Data extract start

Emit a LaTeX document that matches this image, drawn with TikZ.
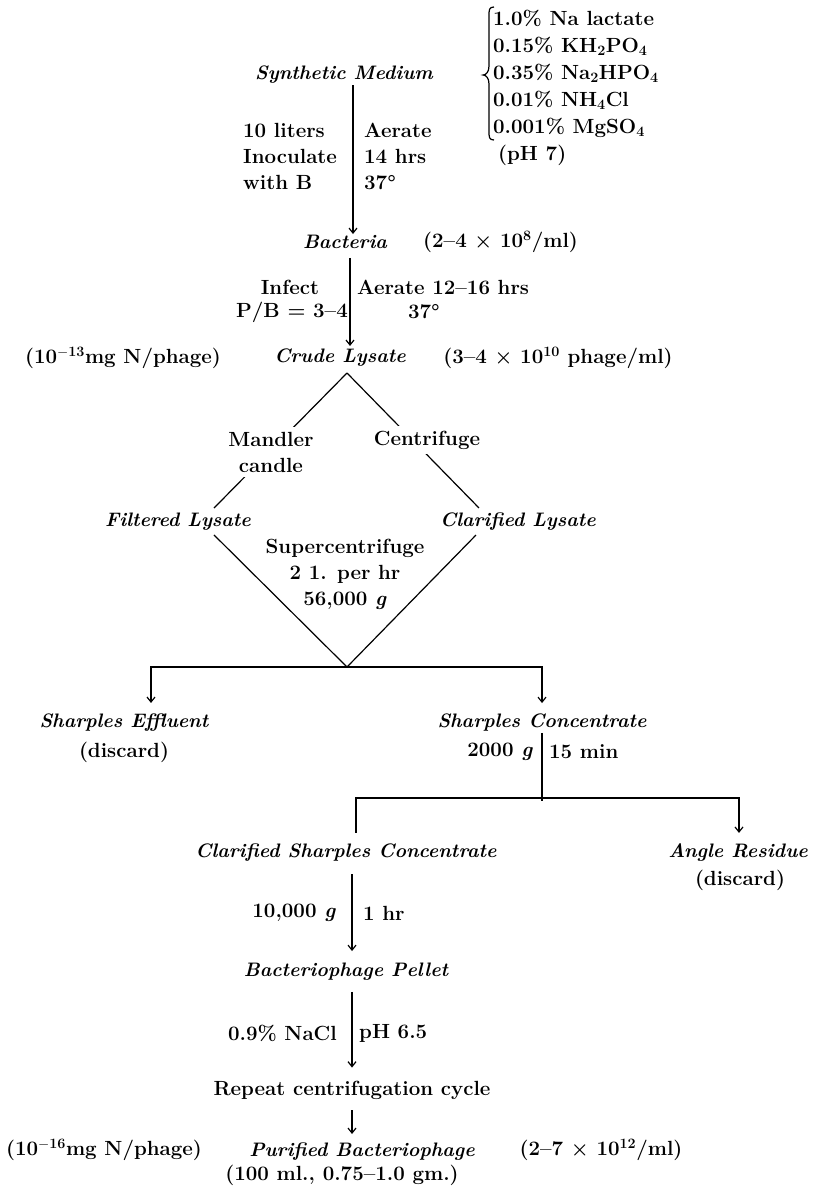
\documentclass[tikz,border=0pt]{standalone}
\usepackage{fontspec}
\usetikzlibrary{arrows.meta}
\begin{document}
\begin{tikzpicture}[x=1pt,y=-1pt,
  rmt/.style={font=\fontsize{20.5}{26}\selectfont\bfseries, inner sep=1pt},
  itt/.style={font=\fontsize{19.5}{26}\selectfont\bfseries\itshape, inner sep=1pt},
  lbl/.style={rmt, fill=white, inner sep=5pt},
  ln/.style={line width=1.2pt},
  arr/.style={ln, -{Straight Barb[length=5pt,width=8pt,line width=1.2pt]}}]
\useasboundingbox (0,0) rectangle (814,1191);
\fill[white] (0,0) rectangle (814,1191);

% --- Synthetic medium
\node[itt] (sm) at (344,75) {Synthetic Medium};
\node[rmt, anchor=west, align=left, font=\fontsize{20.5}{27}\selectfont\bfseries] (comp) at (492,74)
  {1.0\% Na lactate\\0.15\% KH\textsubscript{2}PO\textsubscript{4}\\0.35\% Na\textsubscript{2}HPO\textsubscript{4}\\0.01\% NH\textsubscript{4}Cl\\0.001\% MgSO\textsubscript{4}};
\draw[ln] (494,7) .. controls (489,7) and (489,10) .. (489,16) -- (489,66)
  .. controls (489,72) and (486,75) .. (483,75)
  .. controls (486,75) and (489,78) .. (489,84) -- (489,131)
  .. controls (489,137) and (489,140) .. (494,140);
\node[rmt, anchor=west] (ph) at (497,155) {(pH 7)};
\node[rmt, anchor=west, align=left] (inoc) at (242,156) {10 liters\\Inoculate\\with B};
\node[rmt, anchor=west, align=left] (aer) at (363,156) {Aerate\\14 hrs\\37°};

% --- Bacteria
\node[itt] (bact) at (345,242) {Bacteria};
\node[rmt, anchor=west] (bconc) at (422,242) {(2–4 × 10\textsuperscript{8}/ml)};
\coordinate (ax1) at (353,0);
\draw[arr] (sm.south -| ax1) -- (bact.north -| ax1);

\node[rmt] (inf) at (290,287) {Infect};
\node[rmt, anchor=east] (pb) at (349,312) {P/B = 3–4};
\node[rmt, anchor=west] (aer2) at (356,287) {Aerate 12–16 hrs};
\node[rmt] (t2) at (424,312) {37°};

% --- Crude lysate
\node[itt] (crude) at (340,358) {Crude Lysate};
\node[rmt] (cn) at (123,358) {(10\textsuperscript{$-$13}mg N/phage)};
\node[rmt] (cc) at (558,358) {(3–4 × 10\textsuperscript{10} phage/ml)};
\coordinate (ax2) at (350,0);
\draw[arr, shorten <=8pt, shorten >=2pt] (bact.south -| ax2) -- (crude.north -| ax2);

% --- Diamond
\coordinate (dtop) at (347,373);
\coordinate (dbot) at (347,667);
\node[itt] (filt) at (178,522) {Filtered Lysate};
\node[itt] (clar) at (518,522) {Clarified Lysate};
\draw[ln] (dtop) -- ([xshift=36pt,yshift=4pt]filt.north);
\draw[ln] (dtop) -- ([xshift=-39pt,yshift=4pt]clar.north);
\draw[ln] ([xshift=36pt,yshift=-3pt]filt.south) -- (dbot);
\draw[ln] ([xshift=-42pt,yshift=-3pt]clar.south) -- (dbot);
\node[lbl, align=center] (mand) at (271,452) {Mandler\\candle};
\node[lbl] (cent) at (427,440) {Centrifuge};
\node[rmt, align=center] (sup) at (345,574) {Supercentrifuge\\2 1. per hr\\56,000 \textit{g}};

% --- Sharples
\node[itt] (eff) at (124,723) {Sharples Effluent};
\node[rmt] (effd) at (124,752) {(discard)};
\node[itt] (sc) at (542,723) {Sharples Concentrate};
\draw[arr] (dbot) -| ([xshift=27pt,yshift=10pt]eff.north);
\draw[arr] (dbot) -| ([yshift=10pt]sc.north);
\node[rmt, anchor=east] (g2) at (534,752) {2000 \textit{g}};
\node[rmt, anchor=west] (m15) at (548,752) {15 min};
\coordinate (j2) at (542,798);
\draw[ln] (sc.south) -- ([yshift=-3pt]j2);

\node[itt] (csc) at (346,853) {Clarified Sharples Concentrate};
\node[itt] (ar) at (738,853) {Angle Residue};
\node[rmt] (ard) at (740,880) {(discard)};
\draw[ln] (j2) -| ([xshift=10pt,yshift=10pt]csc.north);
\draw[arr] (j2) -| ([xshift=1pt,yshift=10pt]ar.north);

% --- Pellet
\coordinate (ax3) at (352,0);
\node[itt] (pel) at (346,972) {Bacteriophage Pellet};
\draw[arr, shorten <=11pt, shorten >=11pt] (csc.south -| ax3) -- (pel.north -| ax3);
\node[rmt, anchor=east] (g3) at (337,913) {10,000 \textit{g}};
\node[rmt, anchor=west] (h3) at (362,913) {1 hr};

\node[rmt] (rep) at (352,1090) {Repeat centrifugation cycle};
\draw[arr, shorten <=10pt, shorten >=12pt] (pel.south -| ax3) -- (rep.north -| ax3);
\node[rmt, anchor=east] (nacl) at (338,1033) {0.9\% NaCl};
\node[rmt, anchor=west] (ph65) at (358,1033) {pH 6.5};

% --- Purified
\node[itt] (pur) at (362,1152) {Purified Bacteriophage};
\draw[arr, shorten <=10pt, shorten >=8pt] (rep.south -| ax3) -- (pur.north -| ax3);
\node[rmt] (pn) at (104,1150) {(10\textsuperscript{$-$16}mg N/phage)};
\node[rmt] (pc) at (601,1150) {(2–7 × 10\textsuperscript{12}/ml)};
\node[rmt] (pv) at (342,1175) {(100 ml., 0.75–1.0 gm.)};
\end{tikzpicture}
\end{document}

Data extract end

Aim
Leave out the pictures and repeat the lines from the start of the material through the line with "anchor=west, align=left] (aer)", inclusive.

Task result
Emit a LaTeX document that matches this image, drawn with TikZ.
\documentclass[tikz,border=0pt]{standalone}
\usepackage{fontspec}
\usetikzlibrary{arrows.meta}
\begin{document}
\begin{tikzpicture}[x=1pt,y=-1pt,
  rmt/.style={font=\fontsize{20.5}{26}\selectfont\bfseries, inner sep=1pt},
  itt/.style={font=\fontsize{19.5}{26}\selectfont\bfseries\itshape, inner sep=1pt},
  lbl/.style={rmt, fill=white, inner sep=5pt},
  ln/.style={line width=1.2pt},
  arr/.style={ln, -{Straight Barb[length=5pt,width=8pt,line width=1.2pt]}}]
\useasboundingbox (0,0) rectangle (814,1191);
\fill[white] (0,0) rectangle (814,1191);

% --- Synthetic medium
\node[itt] (sm) at (344,75) {Synthetic Medium};
\node[rmt, anchor=west, align=left, font=\fontsize{20.5}{27}\selectfont\bfseries] (comp) at (492,74)
  {1.0\% Na lactate\\0.15\% KH\textsubscript{2}PO\textsubscript{4}\\0.35\% Na\textsubscript{2}HPO\textsubscript{4}\\0.01\% NH\textsubscript{4}Cl\\0.001\% MgSO\textsubscript{4}};
\draw[ln] (494,7) .. controls (489,7) and (489,10) .. (489,16) -- (489,66)
  .. controls (489,72) and (486,75) .. (483,75)
  .. controls (486,75) and (489,78) .. (489,84) -- (489,131)
  .. controls (489,137) and (489,140) .. (494,140);
\node[rmt, anchor=west] (ph) at (497,155) {(pH 7)};
\node[rmt, anchor=west, align=left] (inoc) at (242,156) {10 liters\\Inoculate\\with B};
\node[rmt, anchor=west, align=left] (aer) at (363,156) {Aerate\\14 hrs\\37°};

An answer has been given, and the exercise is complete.